START The records
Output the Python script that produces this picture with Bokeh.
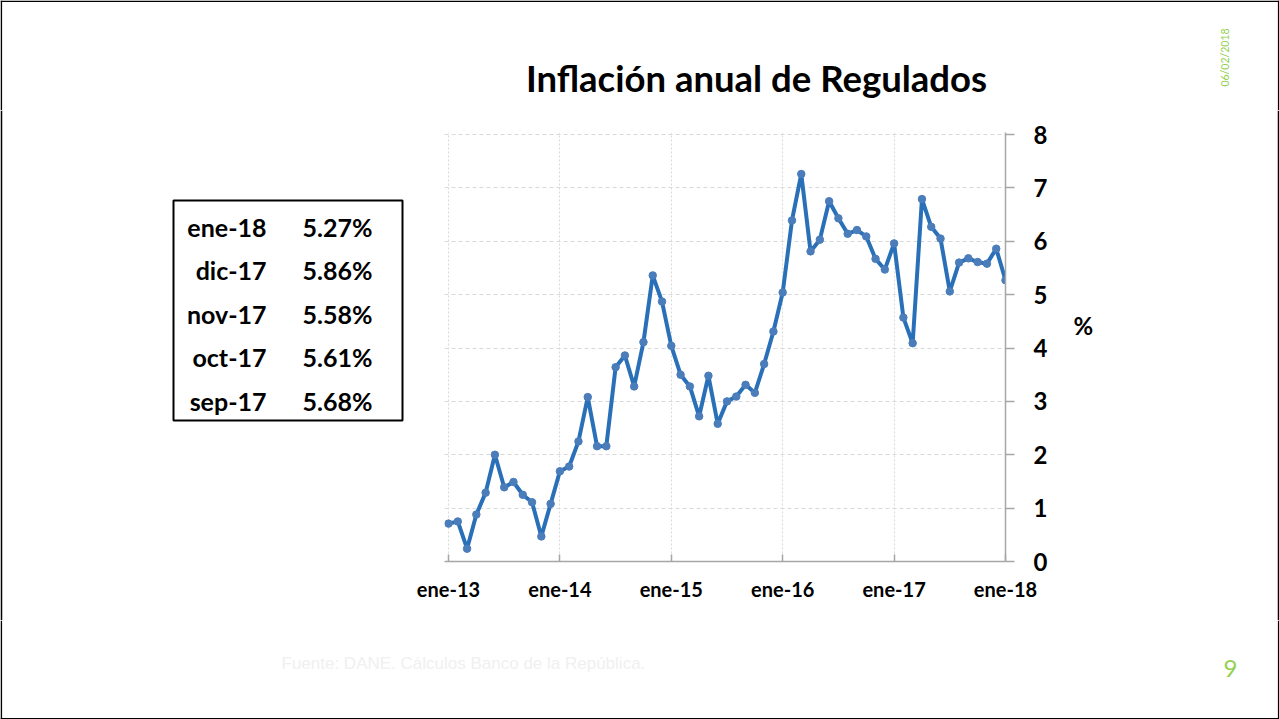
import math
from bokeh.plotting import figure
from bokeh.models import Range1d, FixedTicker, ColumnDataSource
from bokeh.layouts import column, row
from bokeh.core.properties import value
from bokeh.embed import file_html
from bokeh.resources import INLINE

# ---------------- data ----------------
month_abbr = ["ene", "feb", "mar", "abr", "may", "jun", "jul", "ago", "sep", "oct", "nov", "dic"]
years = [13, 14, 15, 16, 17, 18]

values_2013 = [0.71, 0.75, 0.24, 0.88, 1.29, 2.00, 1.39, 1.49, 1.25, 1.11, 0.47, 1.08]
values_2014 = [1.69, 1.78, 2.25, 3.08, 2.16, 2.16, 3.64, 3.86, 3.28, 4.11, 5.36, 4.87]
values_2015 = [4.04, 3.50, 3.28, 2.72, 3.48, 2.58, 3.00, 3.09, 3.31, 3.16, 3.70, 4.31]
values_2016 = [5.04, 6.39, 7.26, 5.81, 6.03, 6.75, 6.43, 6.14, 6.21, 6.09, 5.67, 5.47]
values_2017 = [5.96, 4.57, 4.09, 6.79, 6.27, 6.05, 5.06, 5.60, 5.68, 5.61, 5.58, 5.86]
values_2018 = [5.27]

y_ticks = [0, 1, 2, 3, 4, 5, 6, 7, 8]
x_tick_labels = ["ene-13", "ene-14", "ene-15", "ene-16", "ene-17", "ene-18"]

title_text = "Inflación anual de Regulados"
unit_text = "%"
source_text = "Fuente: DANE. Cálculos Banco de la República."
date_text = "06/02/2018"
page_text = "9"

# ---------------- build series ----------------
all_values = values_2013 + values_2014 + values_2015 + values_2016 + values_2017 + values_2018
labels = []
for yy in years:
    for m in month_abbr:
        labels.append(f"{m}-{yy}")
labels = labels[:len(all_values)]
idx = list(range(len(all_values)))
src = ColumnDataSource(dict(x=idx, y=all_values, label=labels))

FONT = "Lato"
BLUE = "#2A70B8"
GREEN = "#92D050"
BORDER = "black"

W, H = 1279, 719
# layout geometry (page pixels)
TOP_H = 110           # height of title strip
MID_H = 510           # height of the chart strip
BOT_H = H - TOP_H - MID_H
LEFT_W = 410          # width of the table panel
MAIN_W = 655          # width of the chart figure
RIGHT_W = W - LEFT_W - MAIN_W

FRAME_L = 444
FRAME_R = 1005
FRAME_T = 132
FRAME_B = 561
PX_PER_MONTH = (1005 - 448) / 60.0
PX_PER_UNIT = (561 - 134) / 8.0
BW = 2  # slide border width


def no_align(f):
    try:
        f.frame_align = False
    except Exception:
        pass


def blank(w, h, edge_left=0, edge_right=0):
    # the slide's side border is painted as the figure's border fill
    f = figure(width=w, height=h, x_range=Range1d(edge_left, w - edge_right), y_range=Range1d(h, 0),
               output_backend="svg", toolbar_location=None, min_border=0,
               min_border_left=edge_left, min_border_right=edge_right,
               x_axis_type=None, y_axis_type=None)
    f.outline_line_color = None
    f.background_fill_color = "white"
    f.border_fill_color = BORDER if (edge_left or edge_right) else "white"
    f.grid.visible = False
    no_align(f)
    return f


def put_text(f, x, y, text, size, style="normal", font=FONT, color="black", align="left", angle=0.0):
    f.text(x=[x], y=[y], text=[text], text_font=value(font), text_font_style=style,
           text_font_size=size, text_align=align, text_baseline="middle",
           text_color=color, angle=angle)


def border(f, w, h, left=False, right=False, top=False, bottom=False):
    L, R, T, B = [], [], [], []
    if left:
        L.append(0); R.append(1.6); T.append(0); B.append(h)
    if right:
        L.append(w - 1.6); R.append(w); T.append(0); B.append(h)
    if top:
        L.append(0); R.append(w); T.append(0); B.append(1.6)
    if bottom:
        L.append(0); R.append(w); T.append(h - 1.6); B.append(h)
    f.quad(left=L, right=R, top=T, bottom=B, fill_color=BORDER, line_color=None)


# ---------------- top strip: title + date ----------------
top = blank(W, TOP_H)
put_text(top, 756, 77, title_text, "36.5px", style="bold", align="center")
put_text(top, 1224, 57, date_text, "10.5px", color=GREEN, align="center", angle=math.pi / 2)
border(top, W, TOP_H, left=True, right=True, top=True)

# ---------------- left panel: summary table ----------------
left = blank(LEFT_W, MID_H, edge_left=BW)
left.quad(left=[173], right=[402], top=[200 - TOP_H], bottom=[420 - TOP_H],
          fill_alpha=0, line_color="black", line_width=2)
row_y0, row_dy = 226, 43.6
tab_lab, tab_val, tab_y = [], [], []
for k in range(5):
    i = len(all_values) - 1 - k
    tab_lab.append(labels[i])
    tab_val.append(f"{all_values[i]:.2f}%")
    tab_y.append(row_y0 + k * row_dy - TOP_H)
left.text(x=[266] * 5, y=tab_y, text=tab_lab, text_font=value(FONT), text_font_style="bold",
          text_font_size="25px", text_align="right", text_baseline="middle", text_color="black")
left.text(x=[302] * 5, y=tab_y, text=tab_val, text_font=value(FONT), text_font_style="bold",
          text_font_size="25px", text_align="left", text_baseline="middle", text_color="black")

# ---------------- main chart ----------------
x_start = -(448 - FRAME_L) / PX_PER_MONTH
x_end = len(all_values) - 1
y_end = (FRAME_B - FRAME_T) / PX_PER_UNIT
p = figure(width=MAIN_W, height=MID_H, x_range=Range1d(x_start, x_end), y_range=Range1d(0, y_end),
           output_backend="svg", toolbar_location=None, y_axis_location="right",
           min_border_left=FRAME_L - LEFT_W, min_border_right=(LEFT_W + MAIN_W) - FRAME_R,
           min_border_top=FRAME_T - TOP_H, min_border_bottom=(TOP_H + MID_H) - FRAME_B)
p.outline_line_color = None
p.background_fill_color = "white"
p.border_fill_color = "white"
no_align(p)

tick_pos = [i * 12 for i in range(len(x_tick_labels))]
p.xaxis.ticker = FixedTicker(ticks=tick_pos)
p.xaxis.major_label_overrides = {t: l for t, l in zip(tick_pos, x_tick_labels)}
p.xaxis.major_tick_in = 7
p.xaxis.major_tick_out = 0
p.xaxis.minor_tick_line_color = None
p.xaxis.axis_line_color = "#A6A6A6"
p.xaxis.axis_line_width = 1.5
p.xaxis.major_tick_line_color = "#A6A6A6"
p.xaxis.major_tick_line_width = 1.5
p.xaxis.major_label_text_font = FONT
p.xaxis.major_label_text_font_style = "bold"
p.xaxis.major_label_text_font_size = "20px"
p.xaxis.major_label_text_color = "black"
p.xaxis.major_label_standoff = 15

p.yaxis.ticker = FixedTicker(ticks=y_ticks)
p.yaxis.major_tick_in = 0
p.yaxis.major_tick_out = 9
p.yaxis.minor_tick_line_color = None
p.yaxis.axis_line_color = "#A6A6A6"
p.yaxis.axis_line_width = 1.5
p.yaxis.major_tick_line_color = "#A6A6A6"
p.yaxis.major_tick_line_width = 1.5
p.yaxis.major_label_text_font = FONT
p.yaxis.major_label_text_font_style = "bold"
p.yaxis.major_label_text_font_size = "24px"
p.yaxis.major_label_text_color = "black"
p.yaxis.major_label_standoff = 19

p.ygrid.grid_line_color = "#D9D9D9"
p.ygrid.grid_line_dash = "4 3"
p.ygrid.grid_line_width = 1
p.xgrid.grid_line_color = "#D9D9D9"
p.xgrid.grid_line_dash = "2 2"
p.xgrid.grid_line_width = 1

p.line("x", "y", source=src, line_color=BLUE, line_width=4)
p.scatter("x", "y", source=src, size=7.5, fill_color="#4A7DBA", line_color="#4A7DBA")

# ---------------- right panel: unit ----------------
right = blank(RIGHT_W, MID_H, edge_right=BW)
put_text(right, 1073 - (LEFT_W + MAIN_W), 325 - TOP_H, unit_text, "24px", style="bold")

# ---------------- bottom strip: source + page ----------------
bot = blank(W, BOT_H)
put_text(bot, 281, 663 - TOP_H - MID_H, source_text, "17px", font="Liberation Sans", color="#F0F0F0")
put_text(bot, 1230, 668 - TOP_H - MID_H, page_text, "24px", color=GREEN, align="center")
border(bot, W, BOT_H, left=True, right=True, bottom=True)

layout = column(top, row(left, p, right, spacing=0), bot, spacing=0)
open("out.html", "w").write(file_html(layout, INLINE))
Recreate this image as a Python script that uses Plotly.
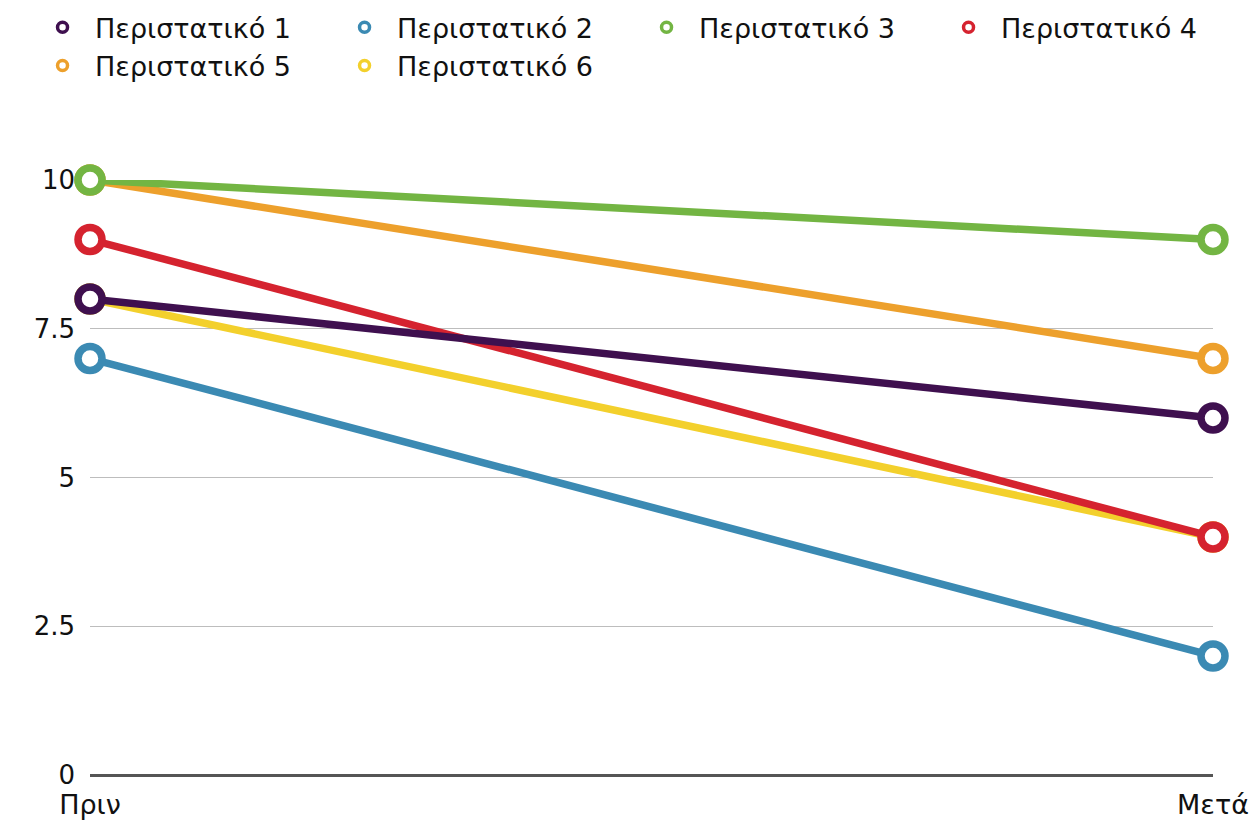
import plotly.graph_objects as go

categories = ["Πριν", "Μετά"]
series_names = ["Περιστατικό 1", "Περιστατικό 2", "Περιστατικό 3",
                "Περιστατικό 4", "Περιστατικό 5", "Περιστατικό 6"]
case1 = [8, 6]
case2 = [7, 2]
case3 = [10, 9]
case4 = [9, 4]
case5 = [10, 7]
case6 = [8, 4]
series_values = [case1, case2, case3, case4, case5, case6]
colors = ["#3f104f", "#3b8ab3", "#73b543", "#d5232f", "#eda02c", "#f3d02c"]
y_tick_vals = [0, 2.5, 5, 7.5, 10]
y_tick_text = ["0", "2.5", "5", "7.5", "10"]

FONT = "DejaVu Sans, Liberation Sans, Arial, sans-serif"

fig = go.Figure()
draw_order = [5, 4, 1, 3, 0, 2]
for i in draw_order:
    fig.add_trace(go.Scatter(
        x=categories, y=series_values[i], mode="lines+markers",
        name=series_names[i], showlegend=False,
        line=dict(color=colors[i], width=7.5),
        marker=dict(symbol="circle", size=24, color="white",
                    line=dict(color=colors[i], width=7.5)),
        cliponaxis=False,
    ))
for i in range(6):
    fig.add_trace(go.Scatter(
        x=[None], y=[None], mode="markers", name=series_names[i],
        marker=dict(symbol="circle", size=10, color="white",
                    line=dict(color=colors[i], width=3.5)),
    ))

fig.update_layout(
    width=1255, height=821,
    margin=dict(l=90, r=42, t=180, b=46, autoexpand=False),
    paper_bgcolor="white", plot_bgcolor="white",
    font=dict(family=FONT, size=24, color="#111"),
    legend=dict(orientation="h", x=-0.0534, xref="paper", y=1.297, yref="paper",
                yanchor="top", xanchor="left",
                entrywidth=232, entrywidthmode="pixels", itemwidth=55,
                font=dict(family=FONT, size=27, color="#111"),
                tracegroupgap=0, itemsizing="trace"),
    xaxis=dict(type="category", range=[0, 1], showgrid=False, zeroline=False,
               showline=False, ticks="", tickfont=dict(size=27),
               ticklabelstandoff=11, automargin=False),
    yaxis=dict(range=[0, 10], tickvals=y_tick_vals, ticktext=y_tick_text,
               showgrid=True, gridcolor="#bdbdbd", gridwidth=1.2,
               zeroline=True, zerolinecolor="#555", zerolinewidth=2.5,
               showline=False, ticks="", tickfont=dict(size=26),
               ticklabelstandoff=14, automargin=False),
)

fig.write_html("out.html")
END The records
**Instructions to follow:**
Copy all lines above containing the string "script".

**Complete answer:**
Output the Python script that produces this picture with Bokeh.
Recreate this image as a Python script that uses Plotly.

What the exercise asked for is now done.